## Material
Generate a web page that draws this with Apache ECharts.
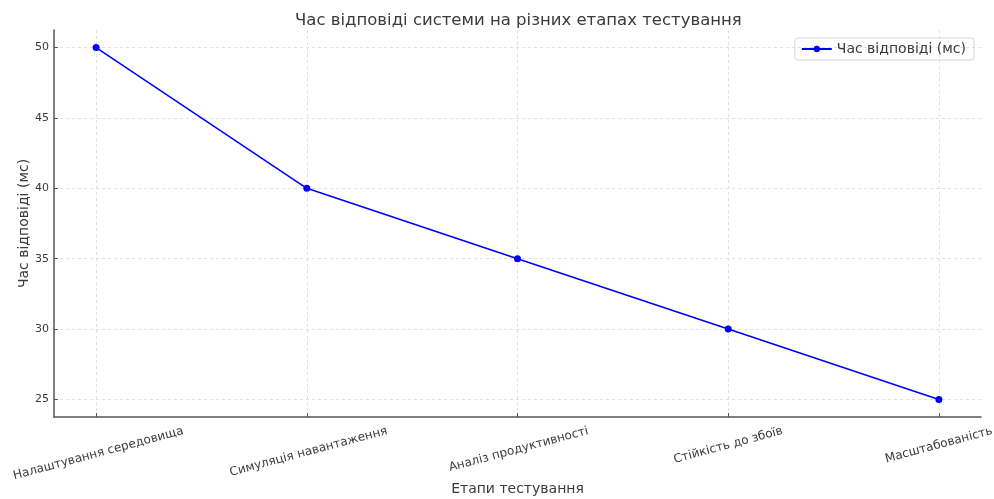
<!DOCTYPE html>
<html lang="uk">
<head>
<meta charset="UTF-8">
<title>Час відповіді системи</title>
<script src="https://cdn.jsdelivr.net/npm/echarts@6/dist/echarts.min.js"></script>
<style>
  html, body { margin: 0; height: 100%; background: #fff; }
  #main { width: 994px; height: 499px; }
</style>
</head>
<body>
<div id="main"></div>
<script>
// дані
var stages = ['Налаштування середовища', 'Симуляція навантаження', 'Аналіз продуктивності', 'Стійкість до збоїв', 'Масштабованість'];
var responseTimes = [50, 40, 35, 30, 25];
var yTicks = [25, 30, 35, 40, 45, 50];
var xTicks = [0, 1, 2, 3, 4];

var chart = echarts.init(document.getElementById('main'));
var font = 'DejaVu Sans';
var txt = '#3a3a3a';

// повернуті підписи як у matplotlib: центр під поділкою, вся рамка нижче осі
var ROT = 15, LBL_SIZE = 12, LINE_H = 14, GAP = 7;
var ctx = document.createElement('canvas').getContext('2d');
ctx.font = LBL_SIZE + 'px "' + font + '"';
var sin = Math.sin(ROT * Math.PI / 180), cos = Math.cos(ROT * Math.PI / 180);
var halfH = stages.map(function (s) {
  return (ctx.measureText(s).width * sin + LINE_H * cos) / 2;
});
var baseMargin = GAP + Math.min.apply(null, halfH);
var rich = {};
stages.forEach(function (s, i) {
  var pad = 2 * (GAP + halfH[i] - baseMargin) / cos;
  rich['p' + i] = { padding: [pad, 0, 0, 0], fontFamily: font, fontSize: LBL_SIZE, color: txt, lineHeight: LINE_H };
});

var option = {
  backgroundColor: '#fff',
  textStyle: { fontFamily: font },
  title: {
    text: 'Час відповіді системи на різних етапах тестування',
    left: 290, top: 7,
    textStyle: { fontFamily: font, fontSize: 16.5, fontWeight: 'normal', color: txt }
  },
  legend: {
    right: 20, top: 38,
    padding: [4, 8, 4, 6],
    borderColor: '#d8d8d8', borderWidth: 1, borderRadius: 3,
    itemWidth: 30, itemHeight: 8, itemGap: 10,
    textStyle: { fontFamily: font, fontSize: 14, color: txt },
    data: ['Час відповіді (мс)']
  },
  grid: { left: 54, right: 13, top: 30, bottom: 82, containLabel: false, outerBoundsMode: 'none' },
  xAxis: {
    type: 'value', min: -0.2, max: 4.2,
    name: 'Етапи тестування', nameLocation: 'middle', nameGap: 65, nameMoveOverlap: false,
    nameTextStyle: { fontFamily: font, fontSize: 14, color: txt },
    axisLine: { show: true, onZero: false, lineStyle: { color: '#555', width: 1.5 } },
    axisTick: { show: true, inside: true, length: 4, customValues: xTicks, lineStyle: { color: '#555' } },
    axisLabel: {
      customValues: xTicks, rotate: ROT, margin: baseMargin,
      align: 'center', verticalAlign: 'middle',
      fontFamily: font, fontSize: LBL_SIZE, color: txt, rich: rich,
      formatter: function (v) { var i = Math.round(v); return '{p' + i + '|' + stages[i] + '}'; }
    },
    splitLine: { show: true, lineStyle: { color: '#d9d9d9', type: [3, 3], width: 0.8 } }
  },
  yAxis: {
    type: 'value', min: 23.75, max: 51.25,
    name: 'Час відповіді (мс)', nameLocation: 'middle', nameGap: 23, nameMoveOverlap: false,
    nameTextStyle: { fontFamily: font, fontSize: 14, color: txt },
    axisLine: { show: true, onZero: false, lineStyle: { color: '#555', width: 1.5 } },
    axisTick: { show: true, inside: true, length: 4, customValues: yTicks, lineStyle: { color: '#555' } },
    axisLabel: { customValues: yTicks, margin: 5, fontFamily: font, fontSize: 11, color: txt },
    splitLine: { show: true, lineStyle: { color: '#d9d9d9', type: [3, 3], width: 0.8 } }
  },
  series: [{
    name: 'Час відповіді (мс)',
    type: 'line',
    data: responseTimes.map(function (v, i) { return [i, v]; }),
    symbol: 'circle', symbolSize: 7,
    itemStyle: { color: '#0000ff' },
    lineStyle: { color: '#0000ff', width: 1.6 },
    animation: false
  }]
};
chart.setOption(option);
</script>
</body>
</html>
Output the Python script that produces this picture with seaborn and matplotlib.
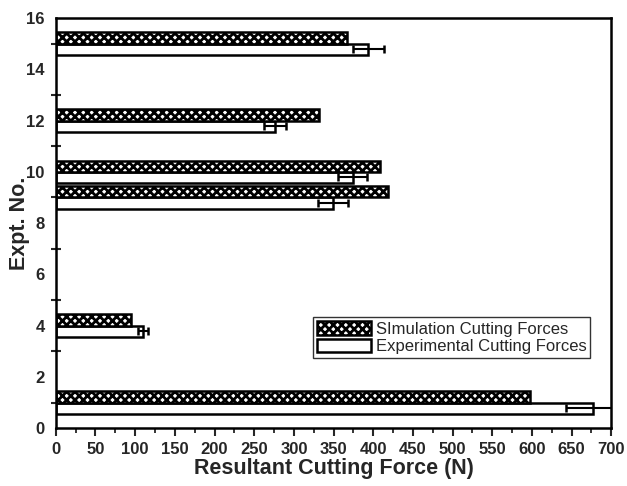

## What you need to do
Exclude every picture and copy the remaining data exactly.

## Problem solution
Generate a web page that draws this with Apache ECharts.
<!DOCTYPE html>
<html lang="uk">
<head>
<meta charset="UTF-8">
<title>Час відповіді системи</title>
<script src="https://cdn.jsdelivr.net/npm/echarts@6/dist/echarts.min.js"></script>
<style>
  html, body { margin: 0; height: 100%; background: #fff; }
  #main { width: 994px; height: 499px; }
</style>
</head>
<body>
<div id="main"></div>
<script>
// дані
var stages = ['Налаштування середовища', 'Симуляція навантаження', 'Аналіз продуктивності', 'Стійкість до збоїв', 'Масштабованість'];
var responseTimes = [50, 40, 35, 30, 25];
var yTicks = [25, 30, 35, 40, 45, 50];
var xTicks = [0, 1, 2, 3, 4];

var chart = echarts.init(document.getElementById('main'));
var font = 'DejaVu Sans';
var txt = '#3a3a3a';

// повернуті підписи як у matplotlib: центр під поділкою, вся рамка нижче осі
var ROT = 15, LBL_SIZE = 12, LINE_H = 14, GAP = 7;
var ctx = document.createElement('canvas').getContext('2d');
ctx.font = LBL_SIZE + 'px "' + font + '"';
var sin = Math.sin(ROT * Math.PI / 180), cos = Math.cos(ROT * Math.PI / 180);
var halfH = stages.map(function (s) {
  return (ctx.measureText(s).width * sin + LINE_H * cos) / 2;
});
var baseMargin = GAP + Math.min.apply(null, halfH);
var rich = {};
stages.forEach(function (s, i) {
  var pad = 2 * (GAP + halfH[i] - baseMargin) / cos;
  rich['p' + i] = { padding: [pad, 0, 0, 0], fontFamily: font, fontSize: LBL_SIZE, color: txt, lineHeight: LINE_H };
});

var option = {
  backgroundColor: '#fff',
  textStyle: { fontFamily: font },
  title: {
    text: 'Час відповіді системи на різних етапах тестування',
    left: 290, top: 7,
    textStyle: { fontFamily: font, fontSize: 16.5, fontWeight: 'normal', color: txt }
  },
  legend: {
    right: 20, top: 38,
    padding: [4, 8, 4, 6],
    borderColor: '#d8d8d8', borderWidth: 1, borderRadius: 3,
    itemWidth: 30, itemHeight: 8, itemGap: 10,
    textStyle: { fontFamily: font, fontSize: 14, color: txt },
    data: ['Час відповіді (мс)']
  },
  grid: { left: 54, right: 13, top: 30, bottom: 82, containLabel: false, outerBoundsMode: 'none' },
  xAxis: {
    type: 'value', min: -0.2, max: 4.2,
    name: 'Етапи тестування', nameLocation: 'middle', nameGap: 65, nameMoveOverlap: false,
    nameTextStyle: { fontFamily: font, fontSize: 14, color: txt },
    axisLine: { show: true, onZero: false, lineStyle: { color: '#555', width: 1.5 } },
    axisTick: { show: true, inside: true, length: 4, customValues: xTicks, lineStyle: { color: '#555' } },
    axisLabel: {
      customValues: xTicks, rotate: ROT, margin: baseMargin,
      align: 'center', verticalAlign: 'middle',
      fontFamily: font, fontSize: LBL_SIZE, color: txt, rich: rich,
      formatter: function (v) { var i = Math.round(v); return '{p' + i + '|' + stages[i] + '}'; }
    },
    splitLine: { show: true, lineStyle: { color: '#d9d9d9', type: [3, 3], width: 0.8 } }
  },
  yAxis: {
    type: 'value', min: 23.75, max: 51.25,
    name: 'Час відповіді (мс)', nameLocation: 'middle', nameGap: 23, nameMoveOverlap: false,
    nameTextStyle: { fontFamily: font, fontSize: 14, color: txt },
    axisLine: { show: true, onZero: false, lineStyle: { color: '#555', width: 1.5 } },
    axisTick: { show: true, inside: true, length: 4, customValues: yTicks, lineStyle: { color: '#555' } },
    axisLabel: { customValues: yTicks, margin: 5, fontFamily: font, fontSize: 11, color: txt },
    splitLine: { show: true, lineStyle: { color: '#d9d9d9', type: [3, 3], width: 0.8 } }
  },
  series: [{
    name: 'Час відповіді (мс)',
    type: 'line',
    data: responseTimes.map(function (v, i) { return [i, v]; }),
    symbol: 'circle', symbolSize: 7,
    itemStyle: { color: '#0000ff' },
    lineStyle: { color: '#0000ff', width: 1.6 },
    animation: false
  }]
};
chart.setOption(option);
</script>
</body>
</html>
Output the Python script that produces this picture with seaborn and matplotlib.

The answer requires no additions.